» Raw records:
□ □ □ □ □ □ □
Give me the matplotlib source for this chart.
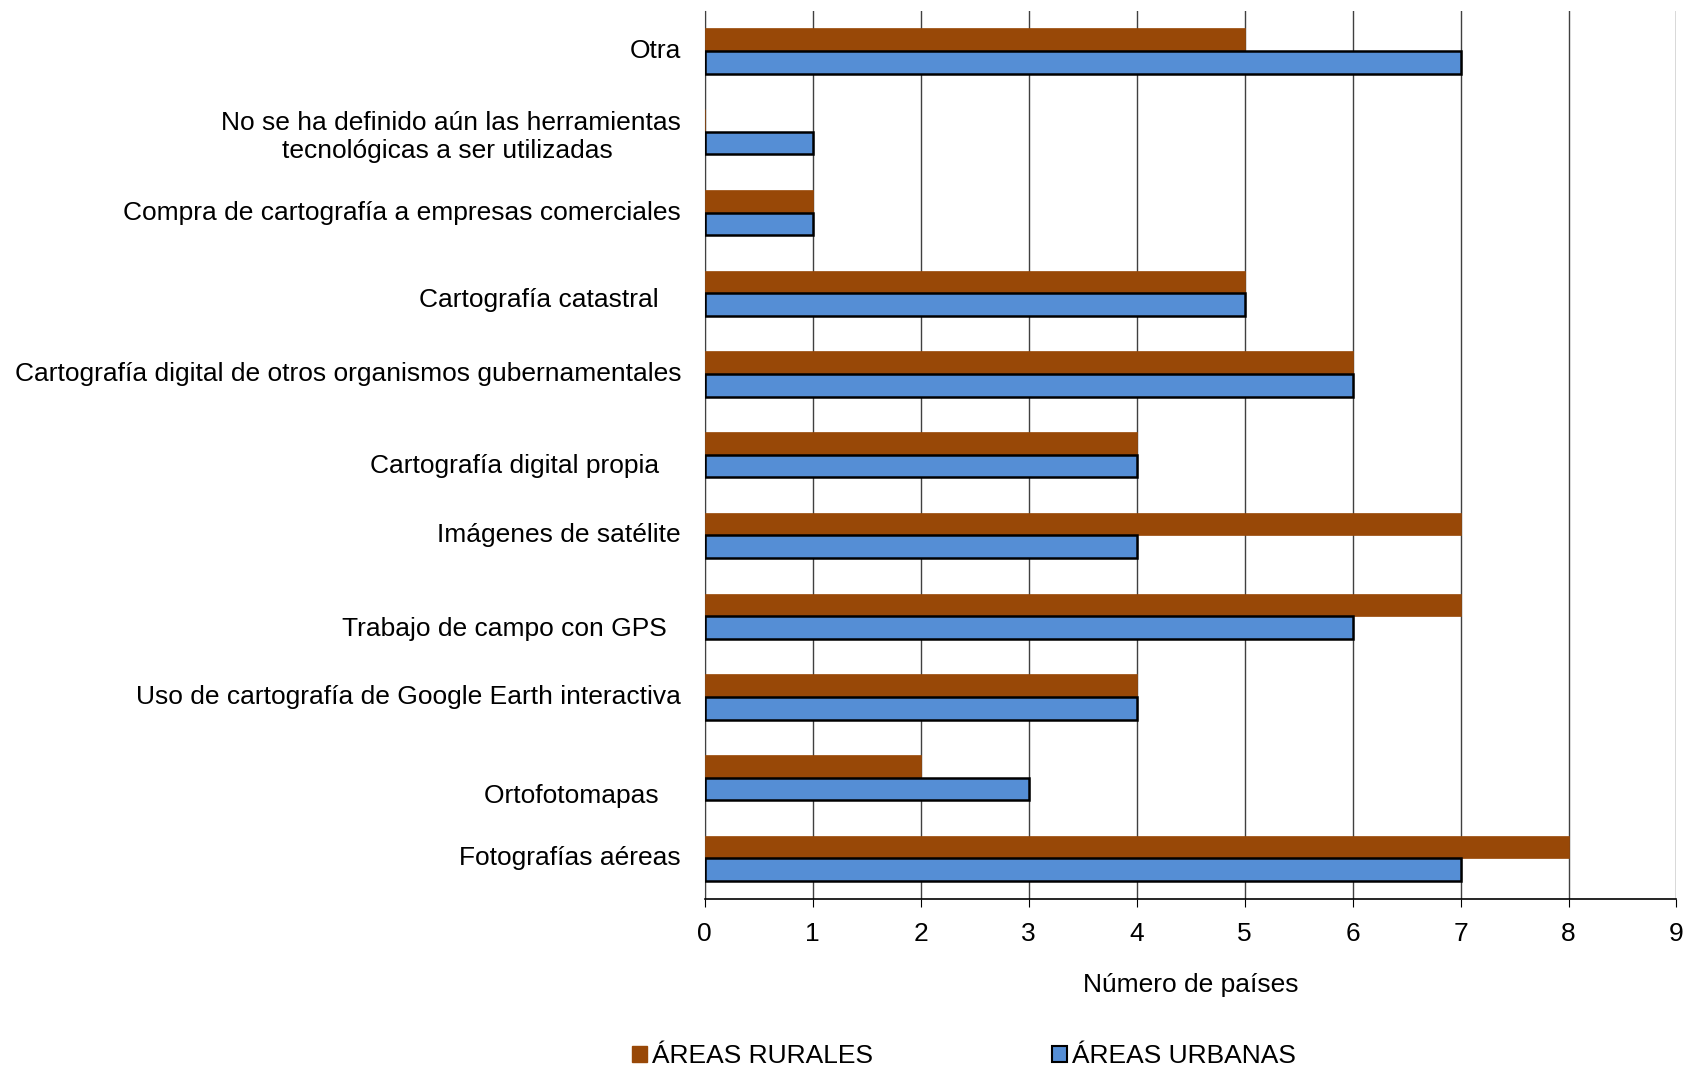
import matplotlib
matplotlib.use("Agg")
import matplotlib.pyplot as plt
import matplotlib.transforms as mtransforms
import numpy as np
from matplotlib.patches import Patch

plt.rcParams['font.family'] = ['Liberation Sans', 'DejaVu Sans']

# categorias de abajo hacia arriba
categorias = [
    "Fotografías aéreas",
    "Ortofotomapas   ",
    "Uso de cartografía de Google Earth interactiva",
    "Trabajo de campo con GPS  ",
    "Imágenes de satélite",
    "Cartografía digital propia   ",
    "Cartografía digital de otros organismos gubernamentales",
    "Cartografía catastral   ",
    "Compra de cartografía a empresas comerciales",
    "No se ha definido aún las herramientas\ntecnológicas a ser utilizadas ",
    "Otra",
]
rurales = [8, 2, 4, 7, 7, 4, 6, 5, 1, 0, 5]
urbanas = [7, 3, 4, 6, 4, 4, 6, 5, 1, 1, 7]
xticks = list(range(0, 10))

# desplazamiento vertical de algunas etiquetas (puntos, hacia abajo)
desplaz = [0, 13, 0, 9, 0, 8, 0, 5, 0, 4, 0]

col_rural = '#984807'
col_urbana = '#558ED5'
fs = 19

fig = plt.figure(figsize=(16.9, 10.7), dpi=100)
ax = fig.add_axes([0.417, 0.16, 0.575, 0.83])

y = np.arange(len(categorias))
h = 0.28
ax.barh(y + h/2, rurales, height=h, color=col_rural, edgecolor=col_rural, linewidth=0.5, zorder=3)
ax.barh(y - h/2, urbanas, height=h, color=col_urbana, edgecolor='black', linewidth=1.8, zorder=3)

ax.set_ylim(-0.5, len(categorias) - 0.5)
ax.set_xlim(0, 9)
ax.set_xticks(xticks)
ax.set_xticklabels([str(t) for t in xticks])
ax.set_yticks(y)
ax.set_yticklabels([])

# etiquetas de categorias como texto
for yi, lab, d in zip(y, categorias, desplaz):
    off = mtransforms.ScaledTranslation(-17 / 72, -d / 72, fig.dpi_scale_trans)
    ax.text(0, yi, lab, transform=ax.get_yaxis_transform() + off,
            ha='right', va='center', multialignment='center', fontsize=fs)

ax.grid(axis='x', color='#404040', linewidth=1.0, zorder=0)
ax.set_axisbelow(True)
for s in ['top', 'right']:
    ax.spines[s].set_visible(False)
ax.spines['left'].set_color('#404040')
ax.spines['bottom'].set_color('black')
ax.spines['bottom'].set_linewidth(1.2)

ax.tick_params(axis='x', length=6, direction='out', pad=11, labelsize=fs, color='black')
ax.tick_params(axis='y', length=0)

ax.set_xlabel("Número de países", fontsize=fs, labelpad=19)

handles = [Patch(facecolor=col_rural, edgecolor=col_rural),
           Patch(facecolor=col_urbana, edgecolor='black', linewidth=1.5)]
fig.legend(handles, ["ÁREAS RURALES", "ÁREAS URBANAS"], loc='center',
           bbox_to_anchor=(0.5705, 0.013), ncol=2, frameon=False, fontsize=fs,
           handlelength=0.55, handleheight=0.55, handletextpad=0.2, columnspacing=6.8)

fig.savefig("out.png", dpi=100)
□ □ □ □ □ □ □
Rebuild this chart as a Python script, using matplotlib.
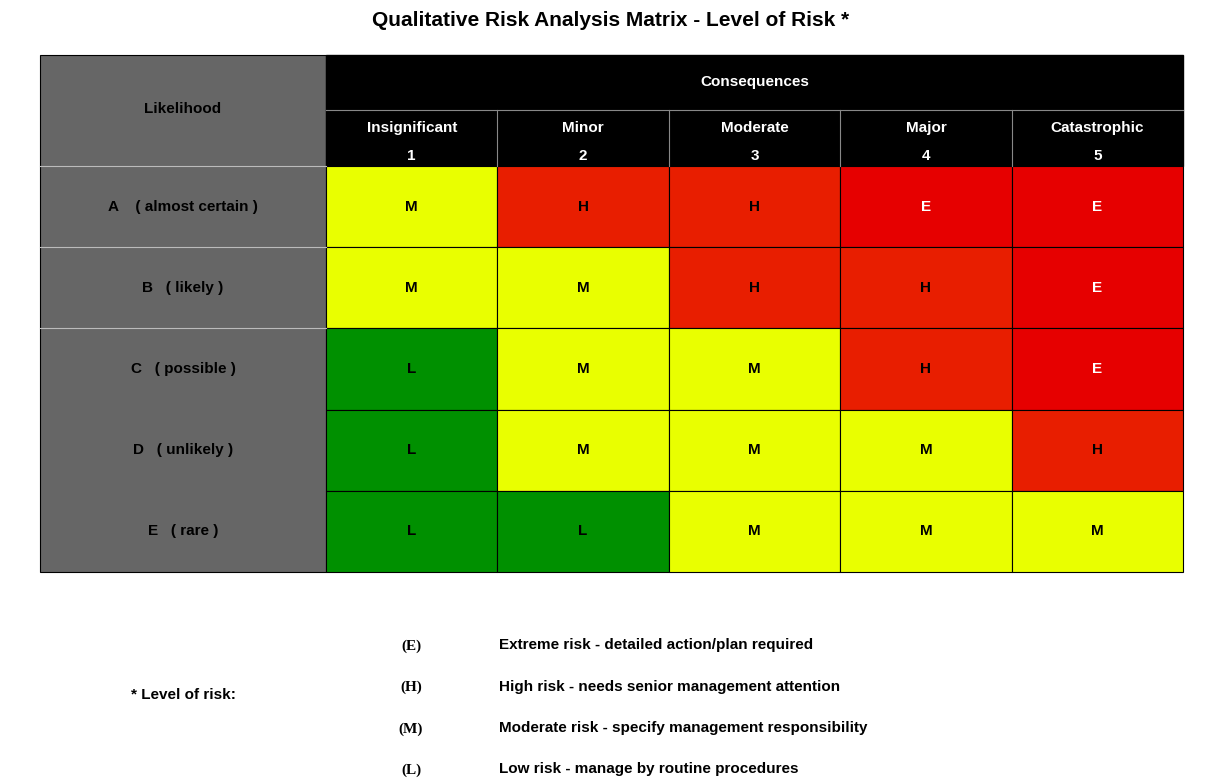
□ □ □ □ □ □ □
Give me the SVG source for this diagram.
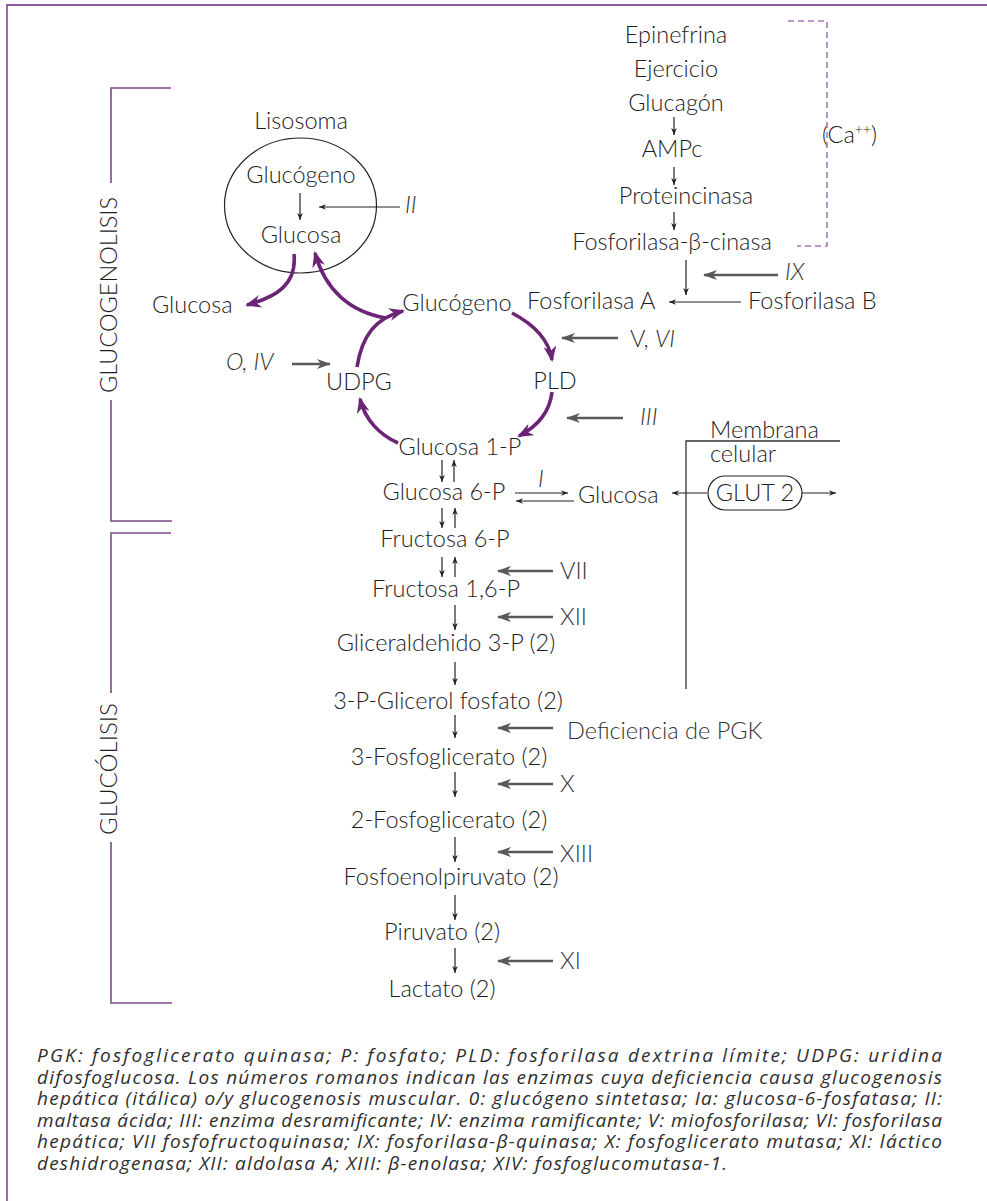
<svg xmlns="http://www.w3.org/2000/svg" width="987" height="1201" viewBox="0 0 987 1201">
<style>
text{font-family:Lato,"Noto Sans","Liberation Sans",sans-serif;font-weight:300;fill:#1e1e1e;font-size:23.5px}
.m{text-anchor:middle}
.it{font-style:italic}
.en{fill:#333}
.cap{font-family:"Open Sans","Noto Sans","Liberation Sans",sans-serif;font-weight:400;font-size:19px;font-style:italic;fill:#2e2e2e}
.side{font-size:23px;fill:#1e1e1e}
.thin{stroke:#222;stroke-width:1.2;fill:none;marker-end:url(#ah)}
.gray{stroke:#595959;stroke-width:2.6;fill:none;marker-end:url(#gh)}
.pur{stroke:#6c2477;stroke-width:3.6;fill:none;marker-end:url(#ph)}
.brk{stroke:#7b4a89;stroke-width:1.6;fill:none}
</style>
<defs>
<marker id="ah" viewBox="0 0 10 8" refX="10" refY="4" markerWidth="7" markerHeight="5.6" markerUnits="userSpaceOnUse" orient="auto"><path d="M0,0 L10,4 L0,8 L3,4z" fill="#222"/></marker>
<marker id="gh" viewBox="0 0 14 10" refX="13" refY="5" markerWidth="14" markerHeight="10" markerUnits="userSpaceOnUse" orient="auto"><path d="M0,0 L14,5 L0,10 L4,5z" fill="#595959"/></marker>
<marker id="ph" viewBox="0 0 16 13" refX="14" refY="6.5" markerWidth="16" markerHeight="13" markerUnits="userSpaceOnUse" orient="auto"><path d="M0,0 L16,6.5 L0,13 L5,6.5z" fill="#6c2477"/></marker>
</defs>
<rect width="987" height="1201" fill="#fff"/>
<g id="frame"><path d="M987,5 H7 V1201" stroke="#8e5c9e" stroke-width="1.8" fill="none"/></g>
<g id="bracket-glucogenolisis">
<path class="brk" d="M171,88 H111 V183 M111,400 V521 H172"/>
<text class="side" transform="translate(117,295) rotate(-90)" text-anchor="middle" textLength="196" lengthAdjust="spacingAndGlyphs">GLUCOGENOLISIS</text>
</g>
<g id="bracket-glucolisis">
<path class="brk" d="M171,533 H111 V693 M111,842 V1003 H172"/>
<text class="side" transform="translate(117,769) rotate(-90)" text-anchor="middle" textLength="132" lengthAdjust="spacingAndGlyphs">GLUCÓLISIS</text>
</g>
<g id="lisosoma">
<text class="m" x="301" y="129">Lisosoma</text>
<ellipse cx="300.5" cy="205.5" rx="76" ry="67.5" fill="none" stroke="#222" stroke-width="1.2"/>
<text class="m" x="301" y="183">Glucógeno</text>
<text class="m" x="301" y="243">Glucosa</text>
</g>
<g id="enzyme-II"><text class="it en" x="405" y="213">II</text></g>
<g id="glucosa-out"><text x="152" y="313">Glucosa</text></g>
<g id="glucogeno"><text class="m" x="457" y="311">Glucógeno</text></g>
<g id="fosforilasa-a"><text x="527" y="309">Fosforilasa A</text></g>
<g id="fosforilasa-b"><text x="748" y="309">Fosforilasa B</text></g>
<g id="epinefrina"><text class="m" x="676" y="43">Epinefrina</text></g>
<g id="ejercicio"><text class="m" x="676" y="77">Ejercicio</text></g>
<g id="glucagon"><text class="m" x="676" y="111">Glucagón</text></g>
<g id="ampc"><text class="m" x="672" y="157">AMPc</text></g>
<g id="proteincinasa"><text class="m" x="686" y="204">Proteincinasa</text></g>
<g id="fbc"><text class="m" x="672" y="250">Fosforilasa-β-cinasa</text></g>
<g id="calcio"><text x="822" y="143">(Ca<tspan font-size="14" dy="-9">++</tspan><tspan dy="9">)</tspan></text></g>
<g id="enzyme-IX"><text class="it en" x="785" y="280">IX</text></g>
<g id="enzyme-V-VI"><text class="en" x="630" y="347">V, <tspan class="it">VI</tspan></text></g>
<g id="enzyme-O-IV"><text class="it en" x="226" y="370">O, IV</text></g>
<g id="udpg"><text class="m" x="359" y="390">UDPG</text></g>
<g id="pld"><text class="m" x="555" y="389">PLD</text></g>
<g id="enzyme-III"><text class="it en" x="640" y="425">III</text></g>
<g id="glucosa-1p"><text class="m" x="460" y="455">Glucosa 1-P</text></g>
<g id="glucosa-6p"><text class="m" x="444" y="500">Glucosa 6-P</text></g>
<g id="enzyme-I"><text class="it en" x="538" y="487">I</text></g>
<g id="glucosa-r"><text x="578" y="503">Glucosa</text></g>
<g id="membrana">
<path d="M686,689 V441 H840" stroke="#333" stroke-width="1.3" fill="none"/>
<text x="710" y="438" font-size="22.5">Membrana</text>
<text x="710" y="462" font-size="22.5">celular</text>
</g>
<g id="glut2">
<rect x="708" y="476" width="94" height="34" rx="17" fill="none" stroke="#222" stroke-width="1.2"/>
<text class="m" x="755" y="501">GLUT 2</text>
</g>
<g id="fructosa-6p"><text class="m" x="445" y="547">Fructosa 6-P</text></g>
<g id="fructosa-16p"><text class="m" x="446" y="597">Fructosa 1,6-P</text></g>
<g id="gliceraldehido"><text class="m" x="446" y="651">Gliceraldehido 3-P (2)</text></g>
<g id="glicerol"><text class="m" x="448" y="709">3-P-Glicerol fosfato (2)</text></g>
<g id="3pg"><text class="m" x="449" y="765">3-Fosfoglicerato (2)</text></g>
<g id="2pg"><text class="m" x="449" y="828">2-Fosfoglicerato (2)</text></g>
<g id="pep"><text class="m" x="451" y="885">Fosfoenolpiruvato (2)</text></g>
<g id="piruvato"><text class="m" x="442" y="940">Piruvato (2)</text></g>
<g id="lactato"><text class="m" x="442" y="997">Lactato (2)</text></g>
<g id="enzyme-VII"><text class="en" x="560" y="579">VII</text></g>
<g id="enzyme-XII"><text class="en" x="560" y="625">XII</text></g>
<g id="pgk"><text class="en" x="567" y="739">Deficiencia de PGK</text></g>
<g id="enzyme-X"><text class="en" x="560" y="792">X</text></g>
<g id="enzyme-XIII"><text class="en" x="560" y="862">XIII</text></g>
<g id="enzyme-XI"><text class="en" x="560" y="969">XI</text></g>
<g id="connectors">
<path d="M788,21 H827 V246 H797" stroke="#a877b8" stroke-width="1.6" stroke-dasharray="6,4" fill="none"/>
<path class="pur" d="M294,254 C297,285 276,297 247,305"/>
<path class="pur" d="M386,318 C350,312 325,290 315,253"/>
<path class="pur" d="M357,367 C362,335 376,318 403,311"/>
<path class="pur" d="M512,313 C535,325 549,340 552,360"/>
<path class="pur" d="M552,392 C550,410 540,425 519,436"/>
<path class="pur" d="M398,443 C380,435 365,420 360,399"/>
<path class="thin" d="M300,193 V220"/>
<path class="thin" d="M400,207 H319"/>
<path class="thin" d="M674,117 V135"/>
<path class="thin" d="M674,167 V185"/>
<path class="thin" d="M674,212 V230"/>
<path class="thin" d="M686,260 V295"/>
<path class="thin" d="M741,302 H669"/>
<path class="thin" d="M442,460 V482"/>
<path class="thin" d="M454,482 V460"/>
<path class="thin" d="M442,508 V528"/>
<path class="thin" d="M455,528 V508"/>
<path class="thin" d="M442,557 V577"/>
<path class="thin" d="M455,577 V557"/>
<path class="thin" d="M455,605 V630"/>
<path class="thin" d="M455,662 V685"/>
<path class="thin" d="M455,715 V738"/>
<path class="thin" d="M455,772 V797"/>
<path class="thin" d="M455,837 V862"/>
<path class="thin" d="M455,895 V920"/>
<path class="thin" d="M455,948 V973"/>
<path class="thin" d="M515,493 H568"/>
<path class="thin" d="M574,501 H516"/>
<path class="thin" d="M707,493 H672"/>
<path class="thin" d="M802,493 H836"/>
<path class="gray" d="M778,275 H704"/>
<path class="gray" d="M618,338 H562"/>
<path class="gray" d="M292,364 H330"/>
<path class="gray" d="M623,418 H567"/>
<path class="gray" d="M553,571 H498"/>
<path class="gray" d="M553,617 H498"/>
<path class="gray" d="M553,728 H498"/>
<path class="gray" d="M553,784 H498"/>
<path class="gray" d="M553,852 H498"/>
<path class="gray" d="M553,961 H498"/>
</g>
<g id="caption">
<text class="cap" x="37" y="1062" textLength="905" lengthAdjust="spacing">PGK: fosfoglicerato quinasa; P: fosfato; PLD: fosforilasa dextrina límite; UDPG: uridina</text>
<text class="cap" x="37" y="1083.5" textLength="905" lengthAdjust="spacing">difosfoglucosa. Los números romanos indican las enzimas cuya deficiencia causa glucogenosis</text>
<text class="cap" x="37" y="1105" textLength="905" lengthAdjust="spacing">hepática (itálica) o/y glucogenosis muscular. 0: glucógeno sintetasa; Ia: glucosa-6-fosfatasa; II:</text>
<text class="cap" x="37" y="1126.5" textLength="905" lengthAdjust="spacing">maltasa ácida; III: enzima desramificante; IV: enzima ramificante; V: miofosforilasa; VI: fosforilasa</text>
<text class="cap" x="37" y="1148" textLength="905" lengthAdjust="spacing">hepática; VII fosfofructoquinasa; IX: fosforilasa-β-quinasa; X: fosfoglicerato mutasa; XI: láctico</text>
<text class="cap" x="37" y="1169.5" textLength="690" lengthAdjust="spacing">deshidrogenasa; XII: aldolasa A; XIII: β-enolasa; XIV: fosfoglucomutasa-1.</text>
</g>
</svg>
□ □ □ □ □ □ □
» To be done: Set down the lines running from the one with "Give me the matplotlib source for this chart." through the one with "from matplotlib.patches import Patch", both ends kept, exactly and with no pictures.

» Solution below:
Give me the matplotlib source for this chart.
import matplotlib
matplotlib.use("Agg")
import matplotlib.pyplot as plt
import matplotlib.transforms as mtransforms
import numpy as np
from matplotlib.patches import Patch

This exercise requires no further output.